Once you get past the odd name, the Kisbee is Peugeot at its most sensible where scooters are concerned. It’s a direct rival for many of the low-cost Chinese scooters that are so readily available as well as the likes of the more expensive Honda Vision 50 and Yamaha Neo.
Just because the Peugeot splits these competitors on price does not mean it compromises in any key area that matters to someone buying a learner-legal scooter on an AM licence. Quite the opposite applies in the case of the Kisbee as it comes with styling that’s á la mode enough so that yoofs won’t be embarrassed to turn up to school, college or the local fried chicken emporium. But it’s also sufficiently restrained for commuters to nip through town without looking like they pinched their kid’s moped.
That stuff matters and it’s why the Kisbee has built up a large following and earns its place as one the best-selling 50cc scooters in the UK. There are plenty of other factors in this high ranking on the sales chart, such as the broad streak of excellent build quality that runs throughout this French machine. Poke around behind the plastics, under the seat and below where the engine and transmission live and you’ll find lots of neatly returned edges. All of the fixings and materials have a look and feel that says they’ll last more than the length of the two-year, unlimited mileage warranty.
While most learners will likely graduate onto something with more power and performance than the Kisbee, it’s a 50cc scooter you could potentially live with for longer. This is due to the four-stroke engine offering up a giddy 4.0PS and 4.2Nm of torque, which places it ahead of most of the opposition in the power stakes.
Although these advantages are small, they are significant too when you only have 50cc to play with. So, the Kisbee feels much livelier off the mark and more willing to drive forward when the rider twists the throttle. It also feels like there are fewer losses through the continuously variable transmission than with some other small capacity scooters.
Much of this spritely behaviour is down to the revised engine that now meets EU4 emissions regulations. There’s a new piston and lighter con-rod, as well as a carburettor with heater, so no fluffing in cold weather or endless churning before the motor catches when all you want to do is get to work.

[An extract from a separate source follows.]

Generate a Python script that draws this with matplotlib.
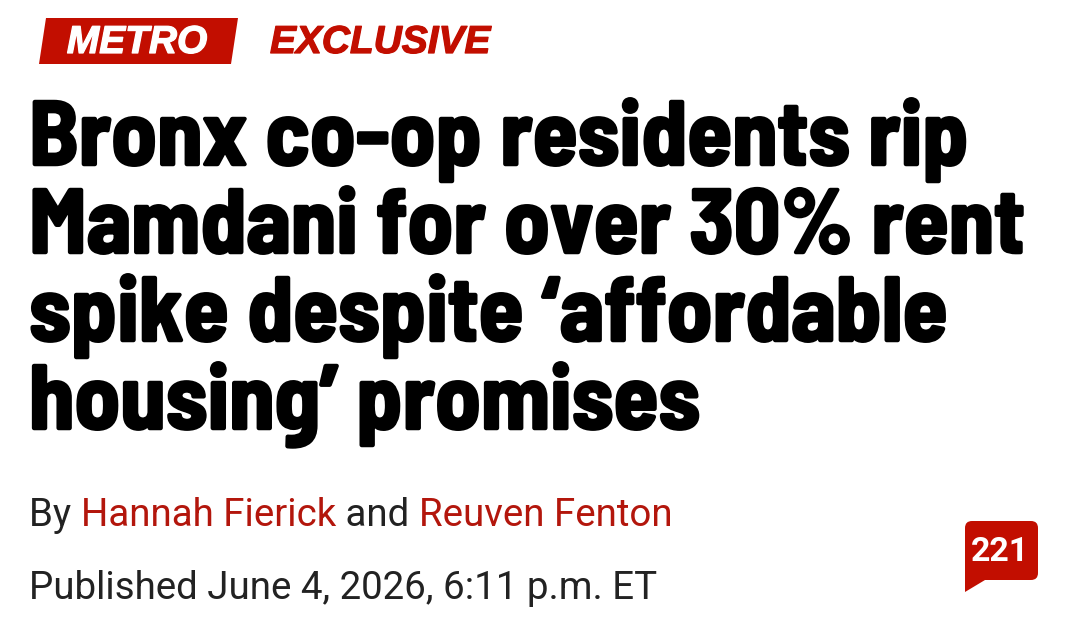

On top of all this practical stuff, Peugeot says the Kisbee’s engine is now around 30% cleaner than its two-stroke competition, which can only be a good thing when so much focus is on what comes out of vehicles exhausts in and around cities.
When you add in the Kisbee’s claimed average economy of 108.4mpg, which we found equated to a real-world 100mpg as we made full use of the performance, it’s as cheap to run as most rivals. Equally pleasing to our miserly side is the 6.8-litre fuel tank that has a markedly larger volume than almost any other scooter in this class. We’ll save you taking your shoes and socks off to do the arithmetic and tell you that means a potential range of 282 miles between fill-ups. As this is very much a city-bound scooter, that could easily be almost a month’s worth of riding on a single tank.
You may well end up visiting the petrol station sooner because the Kisbee is fun to ride. Unlike the Honda Vision that majors on ease of use to the exclusion of almost everything else, the Peugeot manages to mix practicality with a dash od joie de vivre, if you’ll pardon our French.
Head into town on the Kisbee and its light weight and 12-inch wheels let you place it with precision and the turning circle is more than up to filtering through dense traffic. It feels more stable than other scooters with the same size of wheels and is certainly better at sponging up cratered streets than competitors with 10-inch wheels. There’s also better damping from the front forks and rear shock absorber, so the Peugeot comes across as a very competent machine either solo or two-up.
The mirrors only stick out slightly more than the bar ends, though not to the detriment of rearward vision. This allows the Kisbee to zap past queues of traffic more readily than larger scooters and bikes, and so fulfilling its role as ideal urban transport.
A well stuffed seat cushion further helps distance the rider’s backside from the trauma of poorly kept roads, though the shape of the saddle tends to lock the rider into one position. That’s not the disaster it could be as the Peugeot’s foot board is wide and flat, so you can shuffle your boots around to stay comfy. This space also allows you to carry bags more easily than on some others and the Kisbee comes with a pair of bag hooks.
As for stopping, the disc front and drum rear set-up works smoothly and progressively. The tyres offer good grip in all conditions and even with a pillion on the back we found its pulled up smartly and without drama. At night, the headlight sends out a clear, bright spread of illumination, adding to the confidence you feel when riding this scooter.
Rounding off the Kisbee’s impressive showing during our time with it is an underseat bin big enough for a full-face helmet. However, there’s only a centre stand included in the list price, so you have to pay extra for the kick stand. You might also consider the front screen, top box and leg cover. Tick the boxes for that lot and you have one of the very best 50cc scooters in the game and all for less than the price of a basic Honda Vision. One nil to Peugeot, then.